I saw this scary looking relation between the Euler constant $\gamma$, the Gamma function and $\pi$ in Peter Luschny blog. Any proofs?
$$ \left({{\frac {\Gamma (\gamma )}{\Gamma (2\gamma )\Gamma (1/2-\gamma )}}+{\frac {2\Gamma (1-2\gamma )}{\Gamma (1-\gamma )\Gamma (1/2-\gamma )}}}\right)^{2}\left({\frac {\Gamma (\gamma )\Gamma (1/2-\gamma /2)}{\Gamma (\gamma /2)}}\right)^{4}=\pi $$
One could say this is something of a joke: it's actually a heavily disguised trigonometric identity.

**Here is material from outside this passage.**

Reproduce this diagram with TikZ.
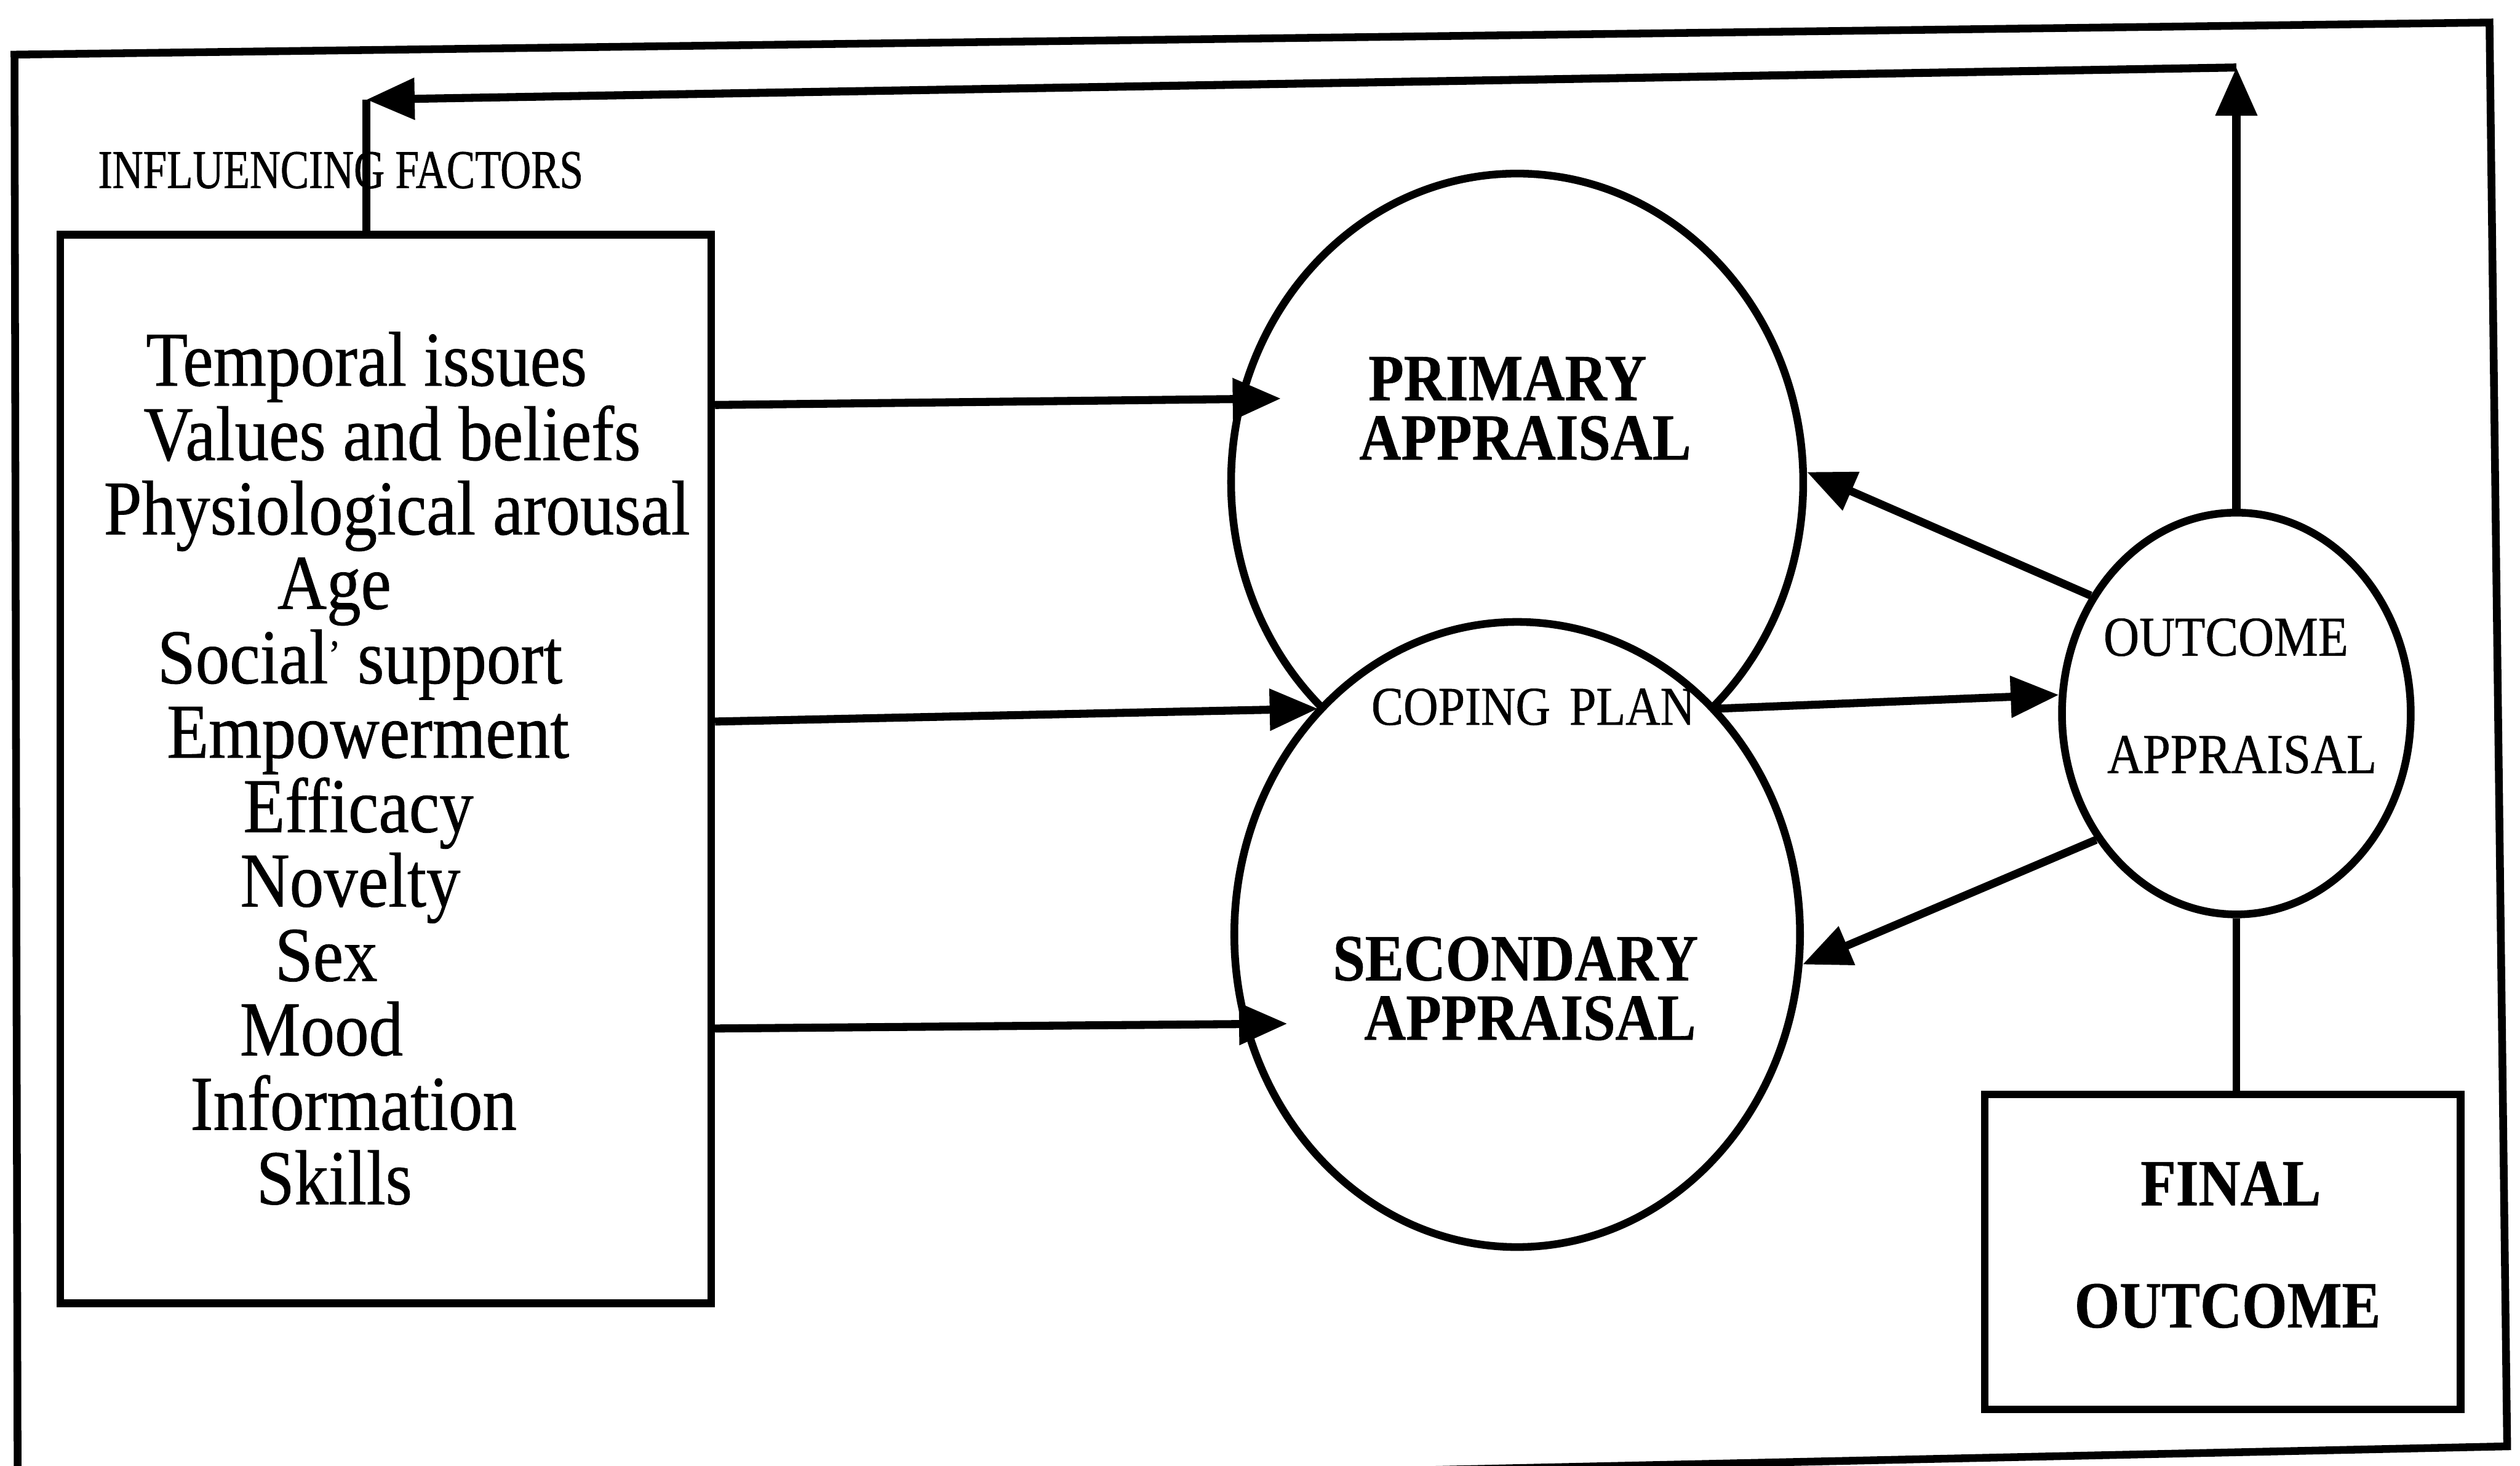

We have the reflection formula $$ \Gamma(z)\Gamma(1-z) = \frac{\pi}{\sin{\pi z}} , $$ or in the form that is more useful to us, $$ \Gamma(1/2+z) \Gamma(1/2-z) = \frac{\pi}{\cos{\pi z}} , $$ and the duplication formula $$ \Gamma(z) \Gamma(z+1/2) = 2^{1-2z} \sqrt{\pi} \, \Gamma(2z) . $$ You might already suspect what is about to happen: if we replace $\gamma$ by any $z$ the three fractions become $$ \frac{\Gamma(z)}{\Gamma(2z)\Gamma(1/2-z)} = \frac{\Gamma(z)\Gamma(z+1/2)}{\Gamma(2z)} \frac{\cos{\pi z}}{\pi} = \frac{2^{1-2z}}{\sqrt{\pi}} \cos{\pi z} \\ \frac{2\Gamma(1-2z)}{\Gamma(1-z)\Gamma(1/2-z)} = \dotsb = \frac{2^{1-2z}}{\sqrt{\pi}} \\ \frac{\Gamma(z)\Gamma(1/2-z/2)}{\Gamma(z/2)} = \dotsb = \frac{2^{x-1}\sqrt{\pi}}{\cos{(\pi x/2)}} , $$ and therefore $$ \left( \frac{\Gamma(z)}{\Gamma(2z)\Gamma(1/2-z)} + \frac{2\Gamma(1-2z)}{\Gamma(1-z)\Gamma(1/2-z)} \right) \left( \frac{\Gamma(z)\Gamma(1/2-z/2)}{\Gamma(z/2)} \right)^2 = \frac{2^{1-2z}}{\sqrt{\pi}} ( \cos{\pi z} + 1 ) \left( \frac{2^{x-1}\sqrt{\pi}}{\cos{(\pi x/2)}} \right)^2 \\ = \sqrt{\pi} \frac{\cos{\pi z}+1}{2\cos^2{(\pi z/2)}} , $$ and the last fraction is $1$ using a double-angle formula.